Scottish Government Finance Secretary, John Swinney, revealed in session at Holyrood today (30th October) that he has now received a response from Chancellor Alistair Darling to queries on the recapitalisation of HBOS.

In reference to the proposed takeover of The Bank by Lloyds TSB, the Chancellor had been asked if the £37bn bail-out was conditional on this deal going ahead; and if concessions on competition law would be available to other potential buyers.

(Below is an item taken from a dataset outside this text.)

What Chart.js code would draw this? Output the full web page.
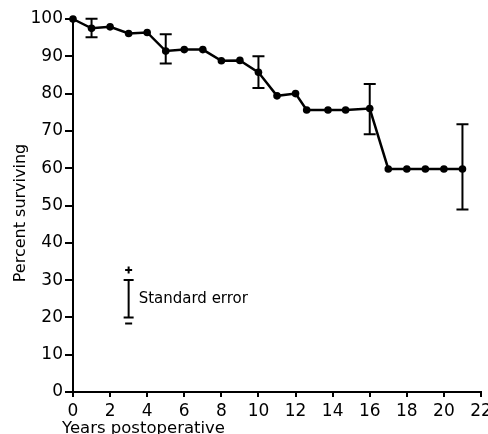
<!DOCTYPE html>
<html><head><meta charset="utf-8">
<script src="https://cdn.jsdelivr.net/npm/chart.js@4/dist/chart.umd.min.js"></script>
<style>html,body{margin:0;padding:0;background:#fff;} #wrap{width:488px;height:434px;position:relative;}</style>
</head><body><div id="wrap"><canvas id="c" width="488" height="434"></canvas></div>
<script>
const years = [0,1,2,3,4,5,6,7,8,9,10,11,12,12.6,13.75,14.7,16,17,18,19,20,21];
const surviving = [100,97.5,97.9,96.1,96.4,91.4,91.8,91.8,88.8,88.9,85.7,79.4,80.0,75.6,75.6,75.6,76.0,59.8,59.8,59.8,59.8,59.8];
const errYears = [1,5,10,16,21];
const errHigh = [100.1,95.9,90.0,82.6,71.8];
const errLow = [95.1,88.1,81.5,69.1,48.9];
const xTickValues = [0,2,4,6,8,10,12,14,16,18,20,22];
const yTickValues = [0,10,20,30,40,50,60,70,80,90,100];
const xTitle = 'Years postoperative';
const yTitle = 'Percent surviving';
const legendText = 'Standard error';
const legendX = 3, legendHigh = 30, legendLow = 20;

const FONT = '"DejaVu Sans", sans-serif';

const textPlugin = {
  id: 'texts',
  afterDraw(chart) {
    const ctx = chart.ctx;
    const xs = chart.scales.x, ys = chart.scales.y;
    ctx.save();
    ctx.fillStyle = '#000';
    // x title
    ctx.font = '16.5px ' + FONT;
    ctx.textAlign = 'left';
    ctx.textBaseline = 'alphabetic';
    ctx.fillText(xTitle, xs.left - 11, 432.5);
    // y title
    ctx.save();
    ctx.translate(25, 213);
    ctx.rotate(-Math.PI / 2);
    ctx.font = '16px ' + FONT;
    ctx.textAlign = 'center';
    ctx.fillText(yTitle, 0, 0);
    ctx.restore();
    // legend
    const lx = xs.getPixelForValue(legendX);
    const ly1 = ys.getPixelForValue(legendHigh);
    const ly2 = ys.getPixelForValue(legendLow);
    ctx.strokeStyle = '#000';
    ctx.lineWidth = 2;
    ctx.beginPath();
    ctx.moveTo(lx, ly1); ctx.lineTo(lx, ly2);
    ctx.moveTo(lx - 5, ly1); ctx.lineTo(lx + 5, ly1);
    ctx.moveTo(lx - 5, ly2); ctx.lineTo(lx + 5, ly2);
    // plus
    ctx.moveTo(lx - 3.5, ly1 - 10); ctx.lineTo(lx + 3.5, ly1 - 10);
    ctx.moveTo(lx, ly1 - 13.5); ctx.lineTo(lx, ly1 - 6.5);
    // minus
    ctx.moveTo(lx - 3.5, ly2 + 6); ctx.lineTo(lx + 3.5, ly2 + 6);
    ctx.stroke();
    ctx.font = '15px ' + FONT;
    ctx.textAlign = 'left';
    ctx.textBaseline = 'middle';
    ctx.fillText(legendText, lx + 10, (ly1 + ly2) / 2);
    ctx.restore();
  }
};

const errPlugin = {
  id: 'errbars',
  afterDatasetsDraw(chart) {
    const ctx = chart.ctx;
    const xs = chart.scales.x, ys = chart.scales.y;
    ctx.save();
    ctx.strokeStyle = '#000';
    ctx.lineWidth = 2;
    ctx.beginPath();
    errYears.forEach((yr, i) => {
      const px = xs.getPixelForValue(yr);
      const ph = ys.getPixelForValue(errHigh[i]);
      const pl = ys.getPixelForValue(errLow[i]);
      ctx.moveTo(px, ph); ctx.lineTo(px, pl);
      ctx.moveTo(px - 6, ph); ctx.lineTo(px + 6, ph);
      ctx.moveTo(px - 6, pl); ctx.lineTo(px + 6, pl);
    });
    ctx.stroke();
    ctx.restore();
  }
};

new Chart(document.getElementById('c'), {
  type: 'line',
  data: {
    datasets: [{
      data: years.map((x, i) => ({x: x, y: surviving[i]})),
      borderColor: '#000',
      borderWidth: 2.5,
      backgroundColor: '#000',
      pointBackgroundColor: '#000',
      pointBorderWidth: 0,
      pointRadius: 3.8,
      tension: 0,
      clip: false
    }]
  },
  options: {
    responsive: false,
    animation: false,
    devicePixelRatio: 1,
    layout: { padding: { top: 19, right: 7, left: 0, bottom: 0 } },
    plugins: { legend: { display: false }, tooltip: { enabled: false } },
    scales: {
      x: {
        type: 'linear', min: 0, max: 22,
        afterBuildTicks(s) { s.ticks = xTickValues.map(v => ({value: v})); },
        afterFit(s) { s.height = 42; s.paddingLeft = 0; s.paddingRight = 0; },
        ticks: { color: '#000', font: { family: FONT, size: 17 }, padding: 4, maxRotation: 0, autoSkip: false },
        grid: { drawOnChartArea: false, drawTicks: true, tickLength: 5, color: '#000', lineWidth: 2 },
        border: { display: true, color: '#000', width: 2 }
      },
      y: {
        min: 0, max: 100,
        afterBuildTicks(s) { s.ticks = yTickValues.map(v => ({value: v})); },
        afterFit(s) { s.width = 73; s.paddingTop = 0; s.paddingBottom = 0; },
        ticks: { color: '#000', font: { family: FONT, size: 17 }, padding: 2, autoSkip: false },
        grid: { drawOnChartArea: false, drawTicks: true, tickLength: 8, color: '#000', lineWidth: 2 },
        border: { display: true, color: '#000', width: 2 }
      }
    }
  },
  plugins: [errPlugin, textPlugin]
});
</script>
</body></html>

Mr Darling had also been asked if the Financial Services Authority (FSA) would look again at HBOS in the event of the take-over not proceeding.

According to Mr Swinney: ‘Although the Chancellor doesn’t answer all of the questions, his letter is a helpful intervention into the discussion’.

In describing the letter as making it clear that there are other opportunities for the outcome of the HBOS situation, Mr Swinney quoted some extracts from it.

These included the Chancellor’s statement that: ‘If for any reason the merger did not go ahead, the FSA would need to reassess both banks to determine the extent to which each would need to re-capitalise’. While this statement is generally being interpreted as positive, it is also open to reading as an indication of potential conditionality.

The Finance Secretary told MSPs that it was the Scottish Government’s duty to protect the country’s best interest and this would be the maintaining of HBOS as a independent bank, protecting jobs across Scotland and top management functions at its Edinburgh HQ.

He said: ‘We will continue to have dialogue with the Chancellor to ensure these propositions are fully and properly considered by the United Kingdom Government’.